Understanding these factors helps explain why Bitcoin’s price can be highly volatile compared to traditional assets.

Frequently Asked Questions About Bitcoin Functionality

Q1: How does Bitcoin prevent double spending?
Bitcoin prevents double spending through its decentralized blockchain and the Proof of Work consensus mechanism, which confirms each transaction and ensures that coins cannot be spent more than once.

Q2: Can I reverse a Bitcoin transaction?
No, once a Bitcoin transaction is confirmed on the blockchain, it is irreversible. This finality is a key feature that ensures trustless transactions.

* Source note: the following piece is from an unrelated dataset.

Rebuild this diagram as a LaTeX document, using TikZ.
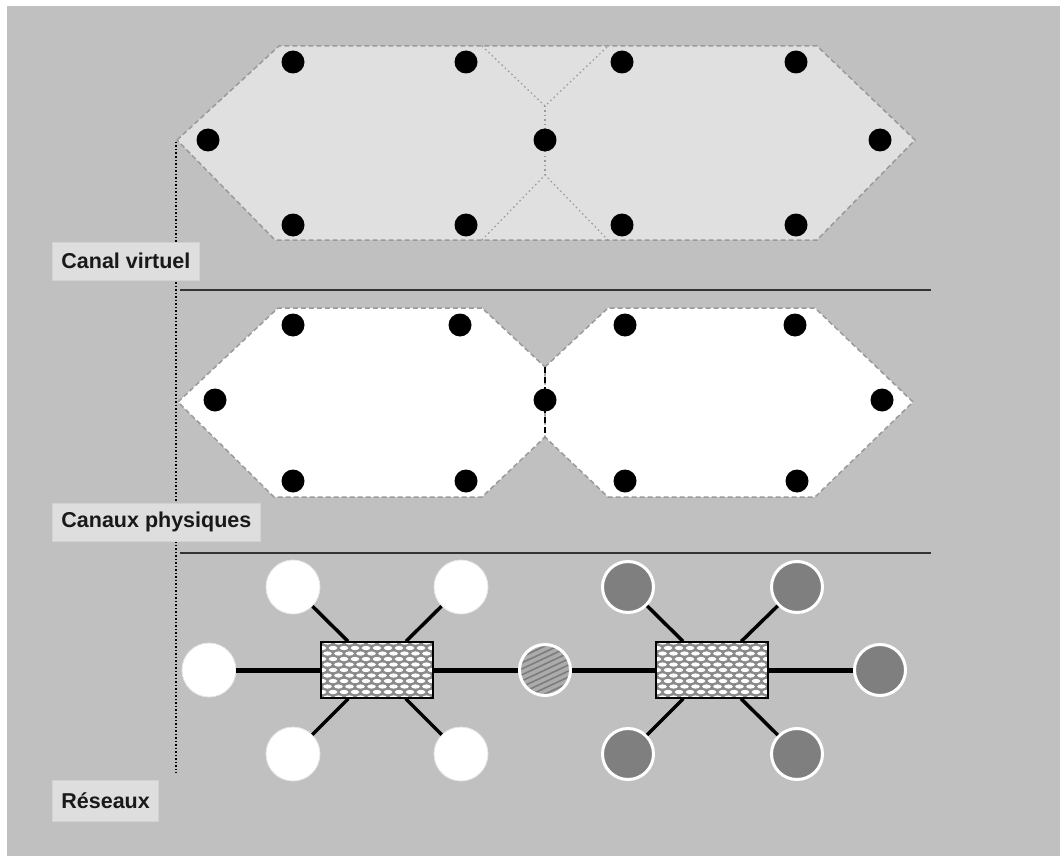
\documentclass[tikz,border=0pt]{standalone}
\usepackage{fontspec}
\setmainfont{Liberation Sans}
\definecolor{bgc}{HTML}{C0C0C0}
\definecolor{vfill}{HTML}{E0E0E0}
\definecolor{hexline}{HTML}{9A9A9A}
\definecolor{lblfill}{HTML}{DEDEDE}
\definecolor{lblline}{HTML}{D2D2D2}
\definecolor{meshbg}{HTML}{8A8A8A}
\definecolor{hatchfill}{HTML}{ABABAB}
\definecolor{hatchline}{HTML}{7C7C7C}
\definecolor{darkc}{HTML}{7F7F7F}
\tikzset{
  hexborder/.style={draw=hexline, line width=1.5pt, dash pattern=on 5pt off 3pt},
  innerdot/.style={draw=hexline, line width=1.2pt, dash pattern=on 1.5pt off 3pt},
  dot/.style={circle, fill=black, inner sep=0pt, minimum size=23pt},
  lbl/.style={fill=lblfill, draw=lblline, line width=0.8pt, inner xsep=9pt, inner ysep=0pt,
    minimum height=38pt, anchor=west, text=black!90,
    font=\fontsize{21.5pt}{21.5pt}\selectfont\bfseries},
  sepline/.style={draw=black!80, line width=1.6pt},
  vdots/.style={draw=black, line width=1.3pt, dash pattern=on 1.5pt off 2pt},
  wcirc/.style={circle, fill=white, draw=white!90!black, line width=0.8pt, inner sep=0pt, minimum size=54pt},
  gcirc/.style={circle, fill=darkc, draw=white, line width=3pt, inner sep=0pt, minimum size=51pt},
  hcirc/.style={circle, fill=hatchfill, draw=white, line width=3pt, inner sep=0pt, minimum size=51pt,
    path picture={
      \begin{scope}[shift={(path picture bounding box.center)}]
        \foreach \k in {-48,-42,...,48} {
          \draw[hatchline, line width=1.6pt] (-32,\k+15) -- (32,\k-15);
        }
      \end{scope}
    }},
  switchbox/.style={rectangle, draw=black, line width=1.3pt, fill=meshbg, inner sep=0pt,
    minimum width=112pt, minimum height=56pt,
    path picture={
      \begin{scope}[shift={(path picture bounding box.center)}]
        \foreach \j in {-6,...,6} {
          \pgfmathsetmacro{\off}{mod(abs(\j),2)*5.5}
          \foreach \i in {-7,...,7} {
            \fill[white] (\i*11+\off,\j*5.5) ellipse [x radius=4.3pt, y radius=2.1pt];
          }
        }
      \end{scope}
    }},
  thickl/.style={draw=black, line width=5pt},
  diagl/.style={draw=black, line width=3.5pt},
}
\begin{document}
\begin{tikzpicture}[x=1pt,y=-1pt]
\useasboundingbox (0,0) rectangle (1060,856);
\fill[white] (0,0) rectangle (1060,856);
\fill[bgc] (7,6) rectangle (1060,856);

% ---------- virtual channel ----------
\draw[hexborder, fill=vfill] (177,140) -- (279,46) -- (817,46) -- (915,140) -- (817,240) -- (275,240) -- cycle;
\draw[innerdot] (482,46) -- (545,106) -- (608,46);
\draw[innerdot] (545,106) -- (545,175);
\draw[innerdot] (482,240) -- (545,175) -- (608,240);

\node[dot] (v1) at (293,62) {};
\node[dot] (v2) at (466,62) {};
\node[dot] (v3) at (622,62) {};
\node[dot] (v4) at (796,62) {};
\node[dot] (v5) at (208,140) {};
\node[dot] (v6) at (545,140) {};
\node[dot] (v7) at (880,140) {};
\node[dot] (v8) at (293,225) {};
\node[dot] (v9) at (466,225) {};
\node[dot] (v10) at (622,225) {};
\node[dot] (v11) at (796,225) {};

% ---------- physical channels ----------
\draw[hexborder, fill=white] (178,402) -- (278,308) -- (482,308) -- (545,367) -- (545,437) -- (482,497) -- (274,497) -- cycle;
\draw[hexborder, fill=white] (545,367) -- (608,308) -- (815,308) -- (913,402) -- (815,497) -- (608,497) -- (545,437) -- cycle;
\draw[draw=black, line width=1.5pt, dash pattern=on 6pt off 4pt] (545,367) -- (545,437);

\node[dot] (p1) at (293,325) {};
\node[dot] (p2) at (460,325) {};
\node[dot] (p3) at (625,325) {};
\node[dot] (p4) at (795,325) {};
\node[dot] (p5) at (215,400) {};
\node[dot] (p6) at (545,400) {};
\node[dot] (p7) at (882,400) {};
\node[dot] (p8) at (293,481) {};
\node[dot] (p9) at (466,481) {};
\node[dot] (p10) at (625,481) {};
\node[dot] (p11) at (797,481) {};

% ---------- separators and vertical dotted line ----------
\draw[sepline] (180,290) -- (931,290);
\draw[sepline] (180,553) -- (931,553);
\draw[vdots] (176,142) -- (176,773);

% ---------- labels ----------
\node[lbl] (l1) at (52,261) {Canal virtuel};
\node[lbl] (l2) at (52,522) {Canaux physiques};
\node[lbl, minimum height=41pt] (l3) at (52,801) {Réseaux};

% ---------- networks ----------
\node[switchbox] (s1) at (377,670) {};
\node[switchbox] (s2) at (712,670) {};

\node[wcirc] (a1) at (293,587) {};
\node[wcirc] (a2) at (461,587) {};
\node[wcirc] (a3) at (209,670) {};
\node[wcirc] (a4) at (293,754) {};
\node[wcirc] (a5) at (461,754) {};

\node[hcirc] (h) at (545,670) {};

\node[gcirc] (b1) at (628,587) {};
\node[gcirc] (b2) at (797,587) {};
\node[gcirc] (b3) at (880,670) {};
\node[gcirc] (b4) at (628,754) {};
\node[gcirc] (b5) at (797,754) {};

\draw[thickl] (a3) -- (s1);
\draw[thickl] (s1) -- (h);
\draw[thickl] (h) -- (s2);
\draw[thickl] (s2) -- (b3);
\draw[diagl] (a1) -- (s1);
\draw[diagl] (a2) -- (s1);
\draw[diagl] (a4) -- (s1);
\draw[diagl] (a5) -- (s1);
\draw[diagl] (b1) -- (s2);
\draw[diagl] (b2) -- (s2);
\draw[diagl] (b4) -- (s2);
\draw[diagl] (b5) -- (s2);
\end{tikzpicture}
\end{document}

Q3: What happens if I lose my Bitcoin wallet’s private key?
If you lose the private key, you lose access to your bitcoins permanently. There is no way to recover bitcoins without the private key.

Q4: How long does it take to confirm a Bitcoin transaction?
Confirmation times vary but typically take about 10 minutes per block. Most services consider a transaction secure after 6 confirmations, roughly one hour.

Q5: Is Bitcoin anonymous?
Bitcoin transactions are pseudonymous, meaning addresses are not directly linked to personal identities, but all transactions are publicly recorded on the blockchain and can be analyzed.

Conclusion: Summarizing How Bitcoin Operates in Practice

Bitcoin operates as a decentralized digital currency that leverages blockchain technology to securely record and verify transactions without intermediaries. Its core components—blockchain, miners, wallets, and peer-to-peer networks—work together to provide a transparent, secure, and censorship-resistant payment system. The mining process validates transactions and controls the release of new bitcoins, while wallets allow users to safely store and manage their holdings.

Despite its technological complexity, Bitcoin’s practical use boils down to sending and receiving value globally with relatively low friction. Market forces and external factors influence its price, making it both an innovative payment method and a speculative asset. As adoption grows, understanding how Bitcoin functions becomes increasingly important for individuals and institutions engaging with this transformative technology.